降神(志人・なのるなもない)【ラッパー解説】狂気と幻想的な世界観が同居したポエトリーラップ
好きなHIPHOPアーティストは誰と聞かれれば多すぎて答えに迷いますが、とりあえず挙げるとするなら自分の頭にまず思い浮かぶのはこの降神(おりがみ)です。
志人(シビット)さん、なのるなもないさん(以下敬称略)の2人が組んだこのヒップホップユニットはおそらく今後も現れないのではないかと言えるスタイルで日本のHIPHOPに革命をもたらしたと言っても過言ではないと思います。
自分と同じく降神信者だというprime__numberさんのリクエストで今回はこの降神を解説していきたいと思います。
あまりにブッ飛んだ降神の世界
自分が彼らを知ったのは漢 a.k.a. GAMI率いるヒップホップグループMSCのMIXCDか何かだったかと思いますが、初めて聞いたときは「ちょ、ちょ、誰コレ!?」と衝撃が走ったのを覚えています。
そこで表現されている彼らの音楽は2000年代初期の当時主流だったストリートラップとは明らかに異質なモノで、(アウトロー的な悪さとは全くもって別の)狂気とポエム調の語りが混同された完全独自の世界観で構成されています。
この衝撃は自分だけでなく当時の日本語ラップリスナーも同じだったようで、志人の記事でも言及していますが2003年に発売されたファーストアルバム『降神』は自主制作にもかかわらずそのヤバさが口コミで広まりCD-Rの焼き増しで3000枚近くの売り上げを記録する伝説のアルバムとなりました。
翌年に発売されたセカンドアルバム『望~月を亡くした王様~』はもはや文字では解説不能ともいえる出来で、ファーストアルバムが聞きやすいと思えるくらいのさらに別世界の仕上がりとなっていて、常人が作ったとは思えないレベルの異作です。
ちょっと説明できない領域
この記事を書いていて改めてつくづく実感しますが、この降神というグループの魅力を文字や口頭で説明しようとするとかなり難しいです。

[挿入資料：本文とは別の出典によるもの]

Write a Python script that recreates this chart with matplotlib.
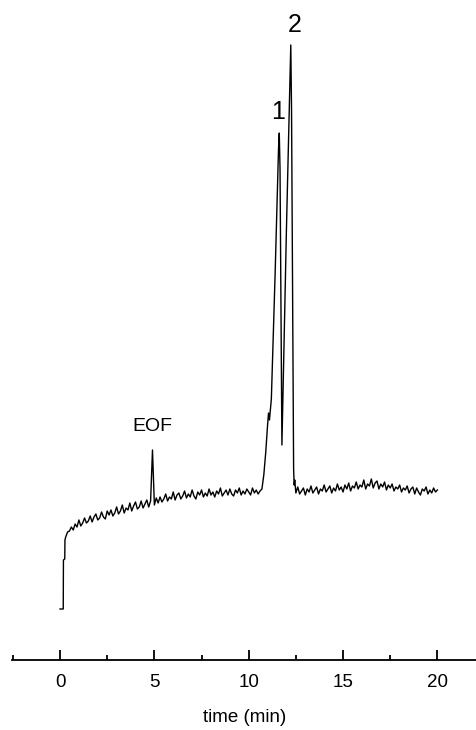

彼らを知る人なら分かってくれるかと思いますが「降神ってどんなアーティスト?」と聞かれても色々考えたあげく「ん~~、まあとにかく聞いてみて」としか言えないんですよね。
言及されない歌手としてのスキル
この事についても志人の記事と少し被りますが、この降神の魅力は「ラップ上手い」とか「トラックがいい」とかそこが論点ではない部分があるので彼らのスキル自体にあまり触れる人は少ないです。
世界観に目が移りあまり触れられない傾向にありますが、実際に2人のラップのスキルは超ハイレベルですし、メロウなラップの部分を聞いている感じ(歌うパートが結構ある)歌が普通に上手いです。
個人的にはここはかなり重要なファクターだと思っていて、いくら表現が面白いものでもラップや歌が下手では音楽として微妙なものになってしまいますし、ここまで降神が評価されるのもスキルという土台ががあるからこそだと思います。
現在のバトルブームの礎を作った人達でもある
『フリースタイルダンジョン』や『高校生ラップ選手権』の大流行もあり日本ではちょっとしたムーブメントが起こっているフリースタイルラップですが、彼らはそのパイオニア的な世代でもあります。
『即興でラップをする』という事が現在ほど普通でなかったBBP(ビーボーイパーク)初期の頃から2人は『降神・鶴(なのるなもない)』『降神・非行期(志人)』という名でMCバトルに参戦しています。
BBP(ビーボーイパーク)初期といえばKREVA(クレバ)やMSC、般若やICEBAHNなどのフリースタイラ―が若手の時代ですから、降神も彼らと共にラップバトル創世記時代でバリバリやっていたメンバーの一員です。
現在のバトルブームがあるのも彼らパイオニア達の活動があってこそですので、MCバトルだけに興味がある、いわゆる『バトルヘッズ』達にもこの降神は是非ともチェックしてほしいですね。
狂いたい人は是非とも笑
「日本語ラップダサい」とイメージで言う人には「とりあえず降神を聞いてから言ってくれないか?」って言いたくなるくらいおススメなアーティストです。
降神としての活動はもう何年もしていないのでファンとしては復活を願うばかりですが、もし新譜が発売されたら自分含めファンは落ちた飴に群がるアリのごとく飛びつく人も多いと思うくらい中毒性が高いです。
一度ハマってしまったら抜けられなくなりますよ笑。もちろん聞きやすい曲もたくさんあるので気になる人は是非チェックしてみて下さい。